Letter to the editor: Loose cannons

To the editor:

I would like to thank the Plain Talk for covering the Sept. 23, 2013 meeting on egress windows. More citizens need to know how our city operates. I will refer to Mr. Christensen, the city council, and Mr. Prescott, collectively, as the city. It is my opinion the city has loose cannons destroying city tradition, common sense, and previous agreements.

Not to start a rant, but how many thousands of dollars would you bet on an outcome that has much less chance of occurring than your chance of being killed by lightning? The city is willing to force some citizens to ante up.

The city finally did bring fire fatality statistics to this meeting rather than simply demanding conformity. Each fatality is of course a terrible loss, but every human decision is determined by the evaluation of three factors.  What is the desired goal? What are the resources required to reach the goal? Finally, what is the probability that the desired goal will be realized?
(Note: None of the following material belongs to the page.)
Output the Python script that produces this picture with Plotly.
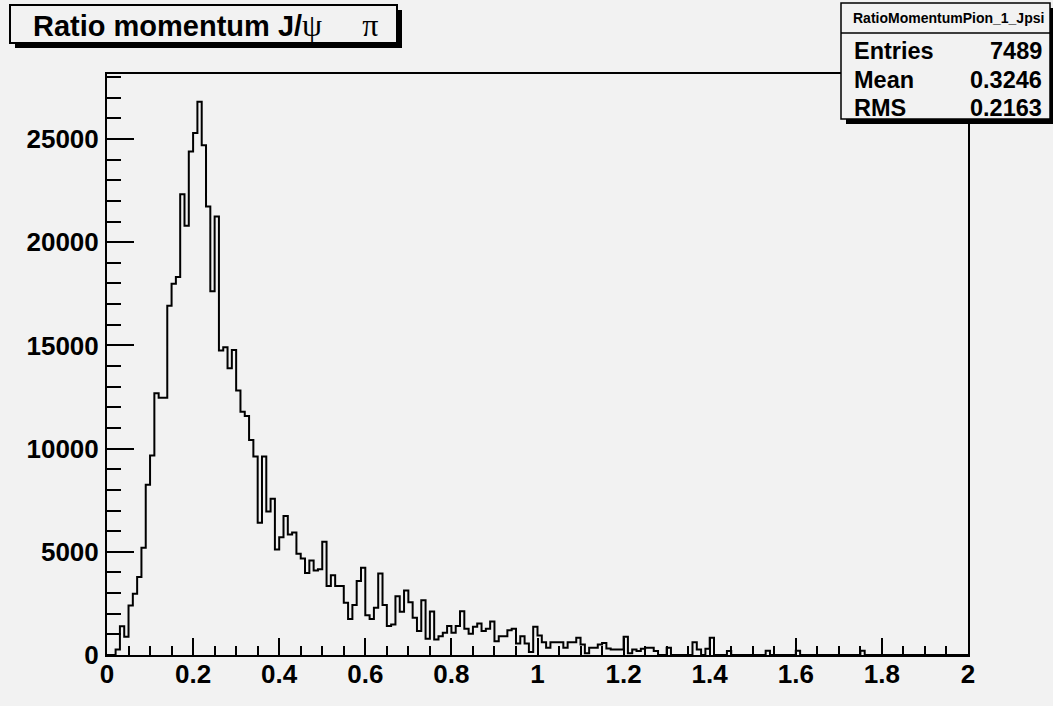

Utilizing FEMA national statistics, the probability of being an egress fatality is 27/318,000,000 or .0000008. Using NOAA figures, lightning strike fatalities have averaged 53 deaths per year over the last 30 years; an individual in the USA is approximately twice as likely to be killed by lightning than egress window size. The city is willing to force private citizens to spend tens of thousands of dollars of their personal money at these odds? The city encourages investment? There is a reason that Core Loss Reports for insurance companies don’t reduce premiums based on windows updates.

Mr. Christensen says the “larger-sized window has been in the international code since 1964.” I guess that means the city gets absolutely no credit for the 100 percent safety record in Vermillion, they being nearly 50 years behind on recognition and currently bull-headed and wrong-directed in their enforcement. The city should “grandfather” existing buildings, as has been the tradition in Vermillion, and as appears to be the current practice in neighboring cities. New construction and modifications should definitely be built to current code. Lastly, if, as the city tells me, the code is law, isn’t one of the law’s tenets no retrogressive laws?